◆ What you need to do
Look at the data below and print exactly the lines from its first line through the line with "from matplotlib.patches import Rectangle"; the pictures stay out of the copy.

•••••

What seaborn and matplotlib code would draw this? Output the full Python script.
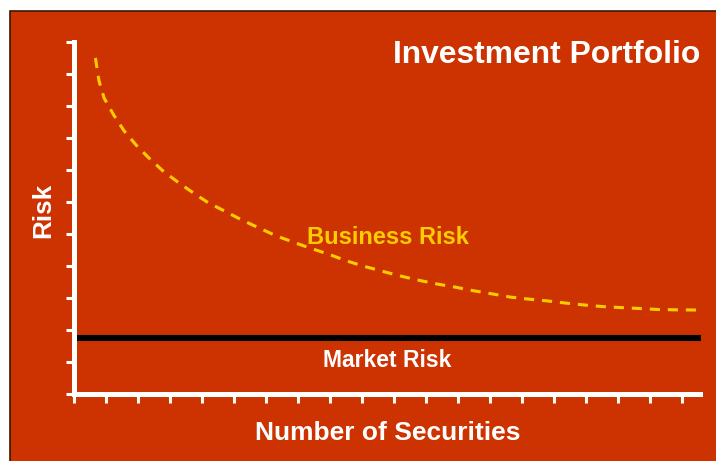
import matplotlib
matplotlib.use("Agg")
import matplotlib.pyplot as plt
import seaborn as sns
import pandas as pd
from matplotlib.patches import Rectangle

# ---- data ----
securities = [0.67, 0.78, 0.94, 1.24, 1.56, 1.94, 2.34, 2.77, 3.24, 3.72, 4.19,
              4.74, 5.24, 5.78, 6.30, 6.84, 7.375, 7.94, 8.52, 9.03, 9.62, 10.19,
              10.75, 11.33, 11.91, 12.47, 13.09, 13.625, 14.16, 14.78, 15.375,
              15.97, 16.53, 17.125, 17.69, 18.28, 18.84, 19.44]
business_risk = [10.50, 9.79, 9.25, 8.72, 8.23, 7.78, 7.375, 6.98, 6.625, 6.29, 5.98,
                 5.70, 5.44, 5.19, 4.95, 4.75, 4.56, 4.375, 4.16, 4.00, 3.84, 3.69,
                 3.56, 3.44, 3.34, 3.23, 3.125, 3.03, 2.97, 2.91, 2.84,
                 2.78, 2.73, 2.70, 2.67, 2.64, 2.63, 2.625]
market_x = [0.06, 19.6]
market_risk = [1.76, 1.76]
x_ticks = list(range(0, 20))
y_ticks = list(range(0, 12))

title = "Investment Portfolio"
xlabel = "Number of Securities"
ylabel = "Risk"
business_label = "Business Risk"
market_label = "Market Risk"

RED = "#CC3300"
YELLOW = "#FFCC00"

sns.set_style("ticks")
plt.rcParams["font.family"] = ["Liberation Sans", "DejaVu Sans"]

W, H = 716, 461
fig = plt.figure(figsize=(W / 100, H / 100), dpi=100)
fig.patch.set_facecolor("#FFFFFF")

def fx(px):
    return px / W

def fy(py):
    return (H - py) / H

# red slide background with dark border
bg = Rectangle((fx(10), -0.01), 1 - fx(10) + 0.01, fy(10.5) + 0.01, transform=fig.transFigure,
               facecolor=RED, edgecolor="#3A1800", linewidth=1.2, zorder=-10)
fig.add_artist(bg)

ax = fig.add_axes([fx(74), fy(394), fx(700) - fx(74), fy(42) - fy(394)])
ax.set_facecolor("none")
ax.set_zorder(1)

df_b = pd.DataFrame({"x": securities, "y": business_risk})
df_m = pd.DataFrame({"x": market_x, "y": market_risk})

sns.lineplot(data=df_b, x="x", y="y", ax=ax, color=YELLOW, linewidth=2.2,
             sort=False, estimator=None)
ax.lines[-1].set_dashes((3.3, 2.6))
sns.lineplot(data=df_m, x="x", y="y", ax=ax, color="black", linewidth=4.4,
             sort=False, estimator=None)
ax.lines[-1].set_clip_on(False)
ax.lines[-1].set_solid_capstyle("butt")

ax.set_xlim(0, 19.5625)
ax.set_ylim(0, 11)
ax.set_xticks(x_ticks)
ax.set_yticks(y_ticks)
ax.set_xticklabels([])
ax.set_yticklabels([])
ax.set_xlabel("")
ax.set_ylabel("")

for s in ["top", "right"]:
    ax.spines[s].set_visible(False)
for s in ["left", "bottom"]:
    ax.spines[s].set_color("white")
    ax.spines[s].set_linewidth(3.6)
    ax.spines[s].set_capstyle("projecting")
ax.tick_params(axis="y", direction="out", length=6, width=2.2, color="white")
ax.tick_params(axis="x", direction="out", length=6.5, width=2.2, color="white")

# texts
fig.text(fx(700), fy(62.7), title, ha="right", va="baseline", color="white",
         fontsize=22.9, fontweight="bold")
fig.text(fx(307), fy(244), business_label, ha="left", va="baseline", color=YELLOW,
         fontsize=17, fontweight="bold")
fig.text(fx(387), fy(366.7), market_label, ha="center", va="baseline", color="white",
         fontsize=16.5, fontweight="bold")
fig.text(fx(388), fy(440), xlabel, ha="center", va="baseline", color="white",
         fontsize=19, fontweight="bold")
fig.text(fx(50.7), fy(210), ylabel, ha="center", va="baseline", rotation=90,
         rotation_mode="anchor", color="white", fontsize=18.7, fontweight="bold")

fig.savefig("out.png", dpi=100, facecolor=fig.get_facecolor())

•••••

◆ Result for this exercise
What seaborn and matplotlib code would draw this? Output the full Python script.
import matplotlib
matplotlib.use("Agg")
import matplotlib.pyplot as plt
import seaborn as sns
import pandas as pd
from matplotlib.patches import Rectangle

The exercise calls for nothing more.